Maraini: «Oggi c’è il terrore della perdita dell’identità»

16 Ottobre 2024

E intanto scrive “Otello senza Shakespeare” per il Teatro Stabile d’Abruzzo

ROMA. «Oggi viviamo nel regime della globalizzazione, che ha i suoi pregi e i suoi difetti. Possiamo mangiare le pere del Venezuela, ma le persone hanno paura di perdere la propria identità, spirituale, religiosa, culturale. Questo vale, ad esempio, con l'immigrazione, ma anche per i femminicidi». Con il braccio al collo, per quella frattura al polso che le ha impedito di volare al Salone del libro di Francoforte dove l’Italia è ospite d'onore, Dacia Maraini ha ricevuto ieri il Pegaso d'oro, il più alto riconoscimento della Regione Toscana.

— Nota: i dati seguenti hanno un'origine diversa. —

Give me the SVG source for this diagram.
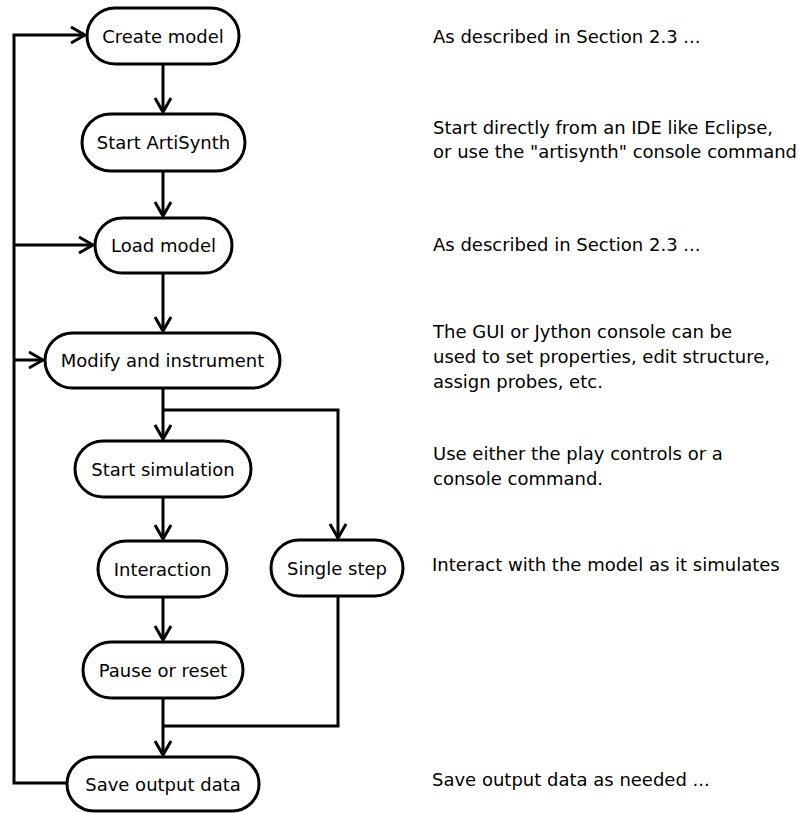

La Toscana delle sue origini, si può dire, anche se oggi ama passare il suo tempo in Abruzzo: le sue radici affondano a Fiesole («ma sono nata a Firenze», precisa) dove i suoi genitori – l'antropologo Fosco Maraini e la nobildonna siciliana Topazia Alliata – «erano andati a vivere, in un'unica stanza, perché erano così giovani che non avevano ancora né un lavoro, nè una lira».
Il Pegaso quest'anno va «a una grande scrittrice, voce dell'impegno letterario e sociale, riferimento per le nuove generazioni», spiega il presidente della Regione Toscana, Eugenio Giani, insieme alla capo di Gabinetto Cristina Manetti, ricordando l'opera, ma anche i giorni bui vissuti da Dacia Maraini in un campo di concentramento giapponese.
«In Giappone», ripercorre lei, «eravamo andati perché mio padre, non volendo prendere la tessera fascista, in Italia non poteva lavorare. Ma vinse una borsa di studio e ci trasferimmo tutti. Lui insegnava all'Università di Kyoto. Io con le mie sorelle ero perfettamente integrata, parlavo anche un dialetto locale», sorride. Nel 1943, dopo l'8 settembre, tutto cambiò e l'intera famiglia finì nel campo come «traditori della patria». E se non morirono di fame e di stenti è solo grazie al coraggio di quel padre, «da cui sono orgogliosa di aver preso lo spirito critico», che arrivò a tagliarsi un dito per protesta, secondo un antico rito samurai.
Scrittrice, poetessa, autrice teatrale, senatrice a vita dal 2012, Maraini nella sua carriera ha vinto il Campiello per La lunga vita di Marianna Ucria e lo Strega per la raccolta di racconti Buio. «Ma un premio è sempre un atto di stima e le donne ne hanno bisogno», dice. «Non di ammirazione, quella l’hanno sempre avuta, per la bellezza, la bontà, l’intelligenza. Nella società patriarcale, noi abbiamo bisogno di essere ritenute capaci di costruire, di creare, di fare politica: tutte cose che ci hanno sempre proibito. Oggi, poi, viviamo in un mondo globalizzato. Non possiamo più evitare di vedere quello che accade alle donne in Iran o Pakistan. Non si può più dire: che ci importa a noi». Ma non solo. Proprio il «regime» globalizzato in cui viviamo «porta con sé il terrore della perdita di identità. «È una paura viscerale che spinge fino ad atti folli», riflette la scrittrice. «Vale per tutto: un uomo che vive la propria virilità come possesso, dove i figli sono “suoi”, la moglie è “sua”, davanti a una voglia di autonomia della donna entra in crisi. Così come vale per tutto il mondo, anche per gli Stati Uniti. Altrimenti perché un uomo che ha compiuto cose così gravi come Trump raccoglie tanti voti? Perché c'è la paura di perdere la propria identità con l'immigrazione dal Messico». Un tema, dice poi, «che sta venendo fuori. Negarlo è la cosa più sbagliata. Credo che ne scriverò». Per ora, aggiunge, «sto scrivendo un testo per il teatro: Otello senza Shakespeare, che arriverà allo Stabile d'Abruzzo all'Aquila il prossimo anno». Ed è in palcoscenico che prosegue anche l'omaggio della “sua” Toscana, tra La pergola di Firenze, dove fino al 20 ottobre è in scena Amori rubati, raccolta di monologhi tratti dal suo L’amore rubato, mentre per la terza edizione di La Toscana delle donne, il 20 novembre, sarà la volta di Dialogo di una prostituta con un suo cliente., con Simona Cavallari e Federico Benvenuto.